Le juge Ali Mohamed Djounaïd a également exercé en tant que Commissaire du Gouvernement auprès de la Cour de sûreté, une cour dont tous les spécialistes ont montré qu’elle n’existait plus dans l’ordre juridictionnel depuis longtemps. Les avocats de l’ancien président Ahmed Abdallah Mohamed Sambi ont même exhumé, lors du procès de ce dernier, un texte qui montrait clairement que la fonction de Commissaire du gouvernement avait été abolie.
Cela n’a pas empêché Ali Mohamed Djounaïd, au mépris des textes et des procédures, de réclamer, en tant que Commissaire du gouvernement des peines très lourdes lors des procès contre les opposants politiques dans le cadre de la Cour de sûreté, entre autres contre l’ancien Gouverneur Abdou Salami, mais aussi contre le président Sambi. Pour ce dernier, c’est avec une certaine dérision et un mépris manifeste qu’Ali Mohamed Djounaïd a affirmé pendant le procès qu’il n’allait « pas demander une peine très lourde » avant d’ajouter quelques secondes après : « juste la perpétuité » et pour un crime qui n’existe plus dans l’ordre juridique : haute trahison.
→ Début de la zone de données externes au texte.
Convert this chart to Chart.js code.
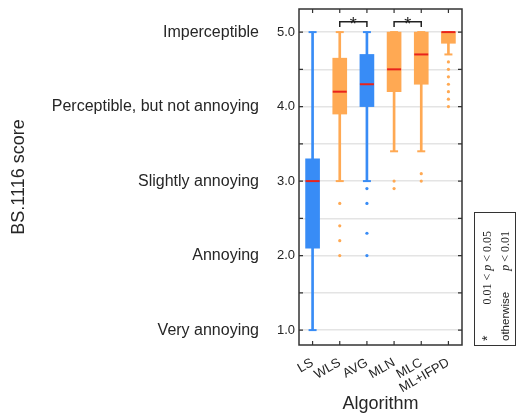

C’est dire que l’ancien Procureur de la République est un des piliers du système de répression du régime en place depuis 2016.
Plainte de la famille de Fanou
Y a-t-il une possibilité qu’un jour le juge Ali Mohamed Djounaïd soit mis en cause devant une juridiction nationale ou étrangère ? Alors que ce dernier était en mission en France, Me Saïd Larifou, qui représente la famille d’Ahmed Abdou dit Fanou, exécuté pendant sa détention, a annoncé par un communiqué au média que celle-ci a porté plainte à Paris contre Ali Mohamed Djounaïd « pour torture, persécutions et obstruction à la vérité sur les causes et les circonstances sur la mort de leur fils ». Dans ce communiqué de presse, Me Larifou affirme que l’ancien Procureur de la République a participé lui-même aux tortures sur le gendarme de 24 ans. Et l’avocat franco-comorien ajoute que les parents déclarent : « avoir constaté des traces de violences et tortures sur le corps de Ahmed Abdou alias Fanou ».
Cette plainte n’a sans doute pas eu le temps d’être traitée avant le départ d’Ali Mohamed Djounaïd de Paris.